Solving the sleep problem
Almost since birth, my daughter has been treating sleep like it’s a form of punishment. When she was an infant, I would often lie on the floor with my hand through the crib bars, touching her until she drifted off. When she finally did, I’d slowly crawl from the room, avoiding the squeaky floorboards (which I’d marked with masking tape, as if they were landmines).
She was never a child who fell asleep watching TV or while eating her dinner. (She views eating as a form of punishment, too, but so do many who have sampled my cooking.) Not once has Celeste announced, “I’m tired,” then headed to bed.
She doesn’t get crabby or unpleasant when she gets tired. She’s just as nice at midnight as noon. But I know she needs sleep, in spite of her passionate contention that she doesn’t.
“But I’m not even a little bit tired,” says Celeste.
“Maybe you’re not, but I am.”
“Don’t worry,” she says with a reassuring pat to my hand. “If I need something, I’ll wake you.”
In her eight and a half years, Celeste has become the master of bedtime postponement. Although she started with the typical and unimaginative glass of water request, she quickly expanded her repertoire to include pleas of hunger, painstakingly thorough dental hygiene, hair brushing, hair braiding, “forgotten” homework assignments, and plot points to her next screenplay that she just has to write down before she forgets them. (That’s another column.)

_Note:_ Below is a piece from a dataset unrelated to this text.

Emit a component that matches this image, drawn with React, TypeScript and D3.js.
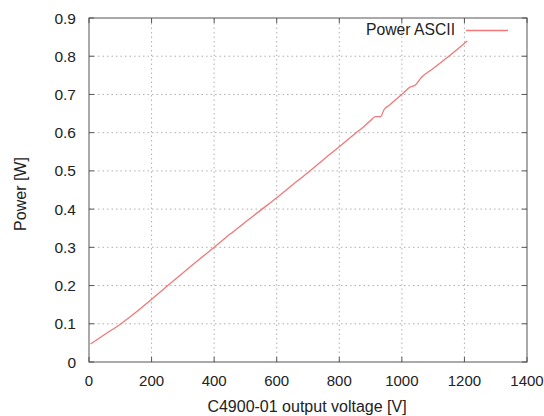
import React from "react";
import * as d3 from "d3";

const voltage = [5, 50, 100, 150, 200, 250, 300, 350, 400, 450, 500, 550, 600, 650, 700, 750, 800, 850, 880, 900, 915, 932, 943, 960, 980, 1004, 1026, 1042, 1063, 1100, 1150, 1209];
const power = [0.047, 0.072, 0.099, 0.13, 0.164, 0.199, 0.233, 0.267, 0.3, 0.334, 0.366, 0.398, 0.43, 0.463, 0.496, 0.53, 0.563, 0.597, 0.617, 0.632, 0.642, 0.642, 0.66, 0.672, 0.686, 0.703, 0.719, 0.724, 0.745, 0.768, 0.8, 0.84];
const xTicks = [0, 200, 400, 600, 800, 1000, 1200, 1400];
const yTicks = [0, 0.1, 0.2, 0.3, 0.4, 0.5, 0.6, 0.7, 0.8, 0.9];
const seriesName = "Power ASCII";
const xTitle = "C4900-01 output voltage [V]";
const yTitle = "Power [W]";

export default function App() {
  const W = 544, H = 416;
  const L = 89, R = 527, T = 18, B = 362;
  const x = d3.scaleLinear().domain([0, 1400]).range([L, R]);
  const y = d3.scaleLinear().domain([0, 0.9]).range([B, T]);
  const pts = voltage.map((v, i) => [v, power[i]] as [number, number]);
  const line = d3.line<[number, number]>().x(d => x(d[0])).y(d => y(d[1])).curve(d3.curveMonotoneX);
  const font = "'Liberation Sans', Arial, sans-serif";
  const grid = "#b0b0b0";
  const axisC = "#555";
  const txt = "#222";
  const lineC = "#f07878";
  return (
    <svg width={W} height={H} style={{ position: "absolute", left: 0, top: 0, background: "#fff" }} fontFamily={font}>
      {xTicks.slice(1, -1).map(t => (
        <line key={"gx" + t} x1={x(t)} x2={x(t)} y1={B} y2={T} stroke={grid} strokeWidth={1} strokeDasharray="1.5,3" />
      ))}
      {yTicks.slice(1, -1).map(t => (
        <line key={"gy" + t} x1={L} x2={R} y1={y(t)} y2={y(t)} stroke={grid} strokeWidth={1} strokeDasharray="1.5,3" />
      ))}
      {xTicks.map(t => (
        <g key={"tx" + t}>
          <line x1={x(t)} x2={x(t)} y1={B} y2={B - 5} stroke={axisC} />
          <line x1={x(t)} x2={x(t)} y1={T} y2={T + 5} stroke={axisC} />
          <text x={x(t)} y={B + 24} textAnchor="middle" fontSize={15} fill={txt}>{t}</text>
        </g>
      ))}
      {yTicks.map(t => (
        <g key={"ty" + t}>
          <line x1={L} x2={L + 5} y1={y(t)} y2={y(t)} stroke={axisC} />
          <line x1={R} x2={R - 5} y1={y(t)} y2={y(t)} stroke={axisC} />
          <text x={L - 13} y={y(t) + 5.5} textAnchor="end" fontSize={15.5} fill={txt}>{t}</text>
        </g>
      ))}
      <rect x={L} y={T} width={R - L} height={B - T} fill="none" stroke={axisC} strokeWidth={1} />
      <path d={line(pts) || ""} fill="none" stroke={lineC} strokeWidth={1.3} />
      <text x={455} y={35} textAnchor="end" fontSize={15.7} fill={txt}>{seriesName}</text>
      <line x1={466} x2={508} y1={30.5} y2={30.5} stroke={lineC} strokeWidth={1.3} />
      <text x={307} y={412} textAnchor="middle" fontSize={16} fill={txt}>{xTitle}</text>
      <text transform={`translate(26,194) rotate(-90)`} textAnchor="middle" fontSize={16} fill={txt}>{yTitle}</text>
    </svg>
  );
}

This girl of mine is one wily creature, and every time I manage to successfully sidestep or derail one of her bedtime maneuvers, I feel crafty and pleased with myself.
But Celeste finally found my weak spot. The hole in my armor. The loophole so large she can crawl through and dance.
She learned I can’t bring myself to shut off her light so long as she’s reading.
Part of our bedtime ritual used to include me reading to her. Later, it became her reading one page, then me reading the next, and eventually, it became her reading to me. Lately, though, it’s become her reading alone. And so long as she does, she knows that light can stay on, no matter how late. It’s the loophole I grew up with myself, and my husband as well.
The last few days, though, it isn’t a book she’s taken to bed, but a big dry erase board. She covers the board with multiplication problems that she makes up herself, then carefully answers each one.
“What’s that one with the star beside it?” Geoff asked as he was checking her answers.
“That’s the bonus problem,” said Celeste.
“And if you answer it right. . .?”
“I give myself ten extra points.”
Her recent interest in math makes me happy as I’m sort of math-phobic and have been afraid she’d inherit my fear. Luckily, it’s been Geoff’s enthusiasm for math she’s picked up on, and like him, she thinks math is fun.
The one equation she can’t fathom, however, is the number of hours of sleep she needs in order to function.


February 8th, 2006 at 5:54 am
According to the time this was posted,it looks like her mother has a sleep problem to solve.